Я обошел бурьян стороной и вышел на картофельное поле. Его убирали мои дальние родственники: дочь, зять и внуки Александры Глушневой, приехавшие из Барановичей — соседней Белоруссии.
— Ты уж не обессудь, Василич, что не смогла тебя приютить: смотри сколько ко мне понаехало, — виновато сказала Александра — вдова моего троюродного брата Пантелея.
Картошку убирали все сельчане. 70-летней Александре собрали мешков восемьдесят. Теперь ей и на прокорм живности хватит, и самой на пропитание, и на весеннюю посадку.
Мои земляки, если электричество не отключат, продержатся до теплых дней. Ну а если невзначай погаснут "лампочки Ильича" — есть в запасе стеариновые свечи.
Пока же в Шапках и Заиках сохраняются смоляне, не покидающие свою землю и, думается, в крайней беде готовые прийти друг другу на помощь. Недаром на водонапорной башне сохраняется гнездо аистов.
Сергей Волгин
10 декабря 2002 0
50(473)
Date: 10-12-2002
Author: Сергей Волгин
ВПЕРEД, К ОБЩИНЕ
Все споры о земле, проходящие в течение последних девяти лет, повторяют дискуссию между сторонниками и противниками общинного землепользования конца XIX — начала XX веков.

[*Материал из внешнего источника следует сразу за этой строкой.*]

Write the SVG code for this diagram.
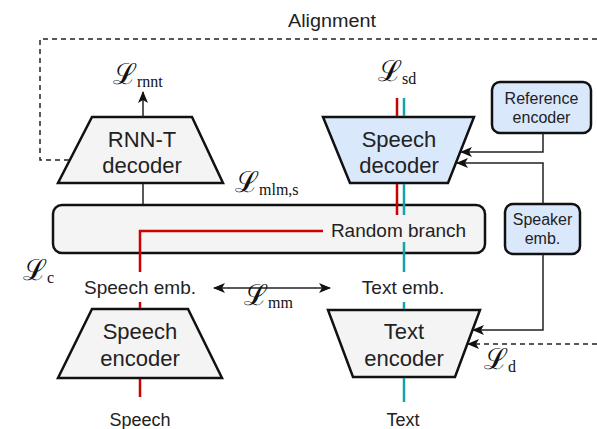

После отмены крепостного права в 1861 году четыре пятых всех земель оказалось в общинном землепользовании. Крестьяне получили право пользования, а не право владения наделами. Выработанный веками общинный уклад являлся удобным способом для защиты от всех превратностей сельской жизни, стихийных бедствий, неурожаев. Сельские сходы определяли раскладку налогов между членами общины, распределяли между ними земли, осуществляли надзор над налогоплательщиками. В общине существовали круговая порука и взаимовыручка. Если крестьянин умирал, община поддерживала его семью. Когда общинник строил дом, ему оказывали помощь всем "миром". За недоимки бедняка отвечала вся община. Община поддерживала искусственное равенство. Внутри нее нельзя было полностью разориться, но нелегко было разбогатеть. Наделы распределялись по числу мужских душ в семье, чтобы каждому общиннику доставалось поровну хорошей и плохой земли. В общине сохранилось периодическое перераспределение земель. Через несколько лет наделы возвращались в общий котел и делились заново.
В начале 1893 года председатель кабинета министров Российской империи Н.Х. Бунге доказывал, что интересам охранительной политики отвечает не укрепление общины, а создание сословия крестьян-собственников. С резкой критикой позиции Бунге выступили великий князь Александр Михайлович и Победоносцев, которые утверждали: "Только общинное хозяйство может сейчас спасти крестьян от нищеты и бездомности, отдалить опасность голодной смерти". Бисмарк считал, что вся сила России в общинном земледелии.
В постановлении правительства в октябре 1903 года было записано: "Защита бедных крестьян от натиска на них людей одаренных большей энергией, а иногда большей неразборчивостью к достижению намеченных целей, была признана одной из главных государственных задач. Община рассматривается как институт, способный защитить интересы беднейшего крестьянства, предотвратить процесс его пролетаризации".
Революция 1905 года испугала правящие круги Российской империи и заставила их задуматься о необходимости земельной реформы, воплощение в жизнь которой могло бы создать класс крестьян-собственников, как опору режима. В октябре 1906 года главноуправляющий земледелием и землеустройством А.В.Кривошеин говорил: "Нам не устоять в великом состязании народов, если мы по-прежнему будем вырабатывать на каждую душу населения 22,5 пудов, и из этого должны будем кормиться, оплачивать всю нашу промышленность, покупать иноземные товары, платить наши долги. В интересах государства земля должна находиться в руках того, кто лучше других сумеет взять от земли все, что она может дать, и ради этого надо отказаться от несбыточной мечты, что в общине все могут оказаться сытыми и здоровыми".
9 ноября 1906 года вышел указ "О дополнении некоторых постановлений действующего закона, касающегося крестьянского землевладения и землепользования". Указ предоставил крестьянам право свободного выхода из общины. За выходящими из общины закреплялись в личном владении земли, находившиеся в их пользовании со времени последнего передела, при этом выделенные земли должны состоять из одного массива — отруба.
Деревня враждебно встретила Столыпинскую реформу. Незадолго до своей гибели Столыпин признал ее крах, так как она противоречила страсти русского человека всех уравнять и всех привести к одному уровню. К 1916 году в хутора выделилось только 10% всех крестьянских хозяйств, а из общины вышло ориентировочно 29% дворов, несмотря на усиленный нажим со стороны властей. Основная масса сельского населения проявляла откровенную враждебность к хуторянам и к имеющим отрубы.